## REQUIREMENT
Output every entry exactly as written, skipping any pictures.

## RECORDS PROVIDED

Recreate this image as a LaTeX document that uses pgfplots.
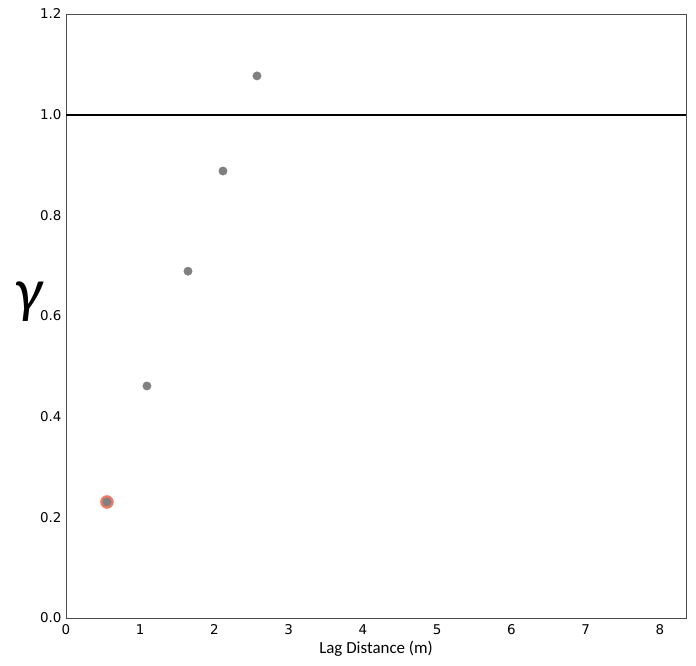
\documentclass[border=0pt]{standalone}
\usepackage{pgfplots}
\pgfplotsset{compat=1.18}
\usepackage{fontspec}
\setmainfont{Carlito}
\newfontfamily\tickfont{DejaVu Sans}
\definecolor{pt}{HTML}{808080}
\definecolor{ring}{HTML}{F07868}
\begin{document}
\begin{tikzpicture}
\useasboundingbox (-66bp,-48bp) rectangle (630bp,618bp);
\begin{axis}[
  at={(0,0)}, anchor=south west,
  scale only axis, width=620bp, height=604bp,
  xmin=0, xmax=8.35, ymin=0, ymax=1.2,
  xtick={0,1,...,8}, ytick={0,0.2,...,1.2},
  major tick length=0pt,
  axis line style={draw=black!70, line width=0.6bp},
  tick label style={font=\tickfont\fontsize{13.5}{15}\selectfont},
  xticklabel style={anchor=north, yshift=-3bp},
  /pgf/number format/assume math mode=true,
  yticklabel style={anchor=east, xshift=-1bp, /pgf/number format/fixed, /pgf/number format/fixed zerofill, /pgf/number format/precision=1},
  xlabel={Lag Distance (m)},
  xlabel style={font=\fontsize{17}{19}\selectfont, at={(axis description cs:0.5,0)}, anchor=north, yshift=-20bp},
  ylabel={\fontsize{62}{66}\selectfont\itshape γ},
  ylabel style={rotate=-90, at={(axis description cs:0,0.5)}, anchor=center, xshift=-38bp, yshift=14bp},
  clip=false,
]
\addplot[black, line width=1.8bp] coordinates {(0,1) (8.35,1)};
\addplot[only marks, mark=*, mark size=6.5bp, draw=ring, fill=ring] coordinates {(0.552,0.2305)};
\addplot[only marks, mark=*, mark size=4.2bp, draw=pt, fill=pt] coordinates {
(0.552,0.2305) (1.09,0.461) (1.643,0.689) (2.114,0.888) (2.572,1.077)};
\end{axis}
\end{tikzpicture}
\end{document}
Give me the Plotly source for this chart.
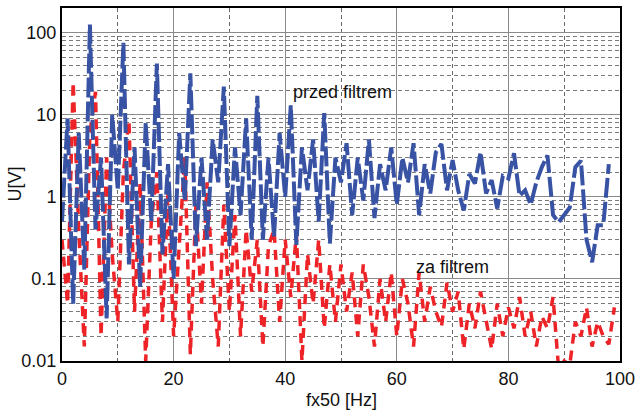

## OUTPUT FOR THIS TASK
Recreate this image as a LaTeX document that uses pgfplots.
\documentclass[border=0pt]{standalone}
\usepackage{pgfplots}
\pgfplotsset{compat=1.18}
\usepackage{fontspec}
\setmainfont{Carlito}
\newfontfamily\tickfont{DejaVu Sans}
\definecolor{pt}{HTML}{808080}
\definecolor{ring}{HTML}{F07868}
\begin{document}
\begin{tikzpicture}
\useasboundingbox (-66bp,-48bp) rectangle (630bp,618bp);
\begin{axis}[
  at={(0,0)}, anchor=south west,
  scale only axis, width=620bp, height=604bp,
  xmin=0, xmax=8.35, ymin=0, ymax=1.2,
  xtick={0,1,...,8}, ytick={0,0.2,...,1.2},
  major tick length=0pt,
  axis line style={draw=black!70, line width=0.6bp},
  tick label style={font=\tickfont\fontsize{13.5}{15}\selectfont},
  xticklabel style={anchor=north, yshift=-3bp},
  /pgf/number format/assume math mode=true,
  yticklabel style={anchor=east, xshift=-1bp, /pgf/number format/fixed, /pgf/number format/fixed zerofill, /pgf/number format/precision=1},
  xlabel={Lag Distance (m)},
  xlabel style={font=\fontsize{17}{19}\selectfont, at={(axis description cs:0.5,0)}, anchor=north, yshift=-20bp},
  ylabel={\fontsize{62}{66}\selectfont\itshape γ},
  ylabel style={rotate=-90, at={(axis description cs:0,0.5)}, anchor=center, xshift=-38bp, yshift=14bp},
  clip=false,
]
\addplot[black, line width=1.8bp] coordinates {(0,1) (8.35,1)};
\addplot[only marks, mark=*, mark size=6.5bp, draw=ring, fill=ring] coordinates {(0.552,0.2305)};
\addplot[only marks, mark=*, mark size=4.2bp, draw=pt, fill=pt] coordinates {
(0.552,0.2305) (1.09,0.461) (1.643,0.689) (2.114,0.888) (2.572,1.077)};
\end{axis}
\end{tikzpicture}
\end{document}
Give me the Plotly source for this chart.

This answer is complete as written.